Christchurch Art Gallery
Updated 24/2: Gallery staff are all accounted for and safe, apparently no structural damage – ‘we’re in good shape considering all that has happened’. CAG is once again starring on TV news as the Civil Defence HQ, and will be closed until further notice while they support Civil Defence. They have sustained a small amount of damage to the collection. 10-15 works are affected & they are assessing condition & repair options.
Updated: 25/2: Experiences of CAG Senior Curator Justin Paton reported in the guardian here.

Lyttelton Museum
Has been closed since the September earthquake, and apparently suffered additional damage on Boxing Day.
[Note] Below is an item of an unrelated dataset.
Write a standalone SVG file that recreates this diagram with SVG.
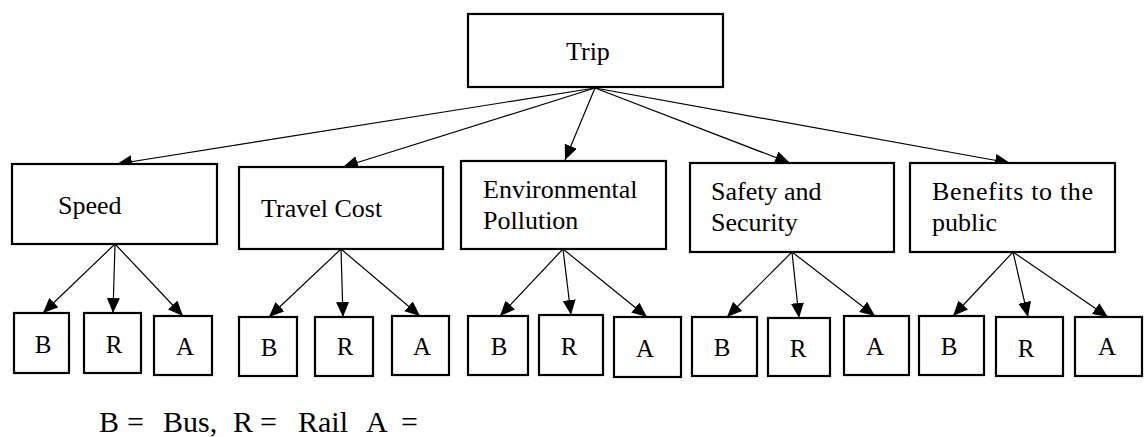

We have no information as yet, but fear it is now even worse.

Okains Bay Museum
Is unaffected this time, all are OK.

Our City O-Tautahi
Updated 31/3:
This was in the Municipal Chambers building which suffered damage last September and was still closed to the public. It is within the restricted ‘red zone’ and the current situation is not yet known.

Sound Archives
We’ve had unconfirmed reports that the archive has flooded. Will update when we learn more.

The Physics Room
All staff are safe, don’t expect to get back to their building to assess it for some while.

Timeball Station (NZHPT)
Is severely damaged, but thankfully both staff members there at the time of the quake got out safely. No news yet about the collection items which have been stored offsite since the September earthquake.

We have also heard that Lincoln Entomology Museum, Landcare Herbarium, Ashburton area museums, as well as South Canterbury Museum are ok.

We know that this information is only about the public face of these museums, and many staff will have huge challenges ahead with their own homes and families. Our thoughts and best wishes go to all our colleagues.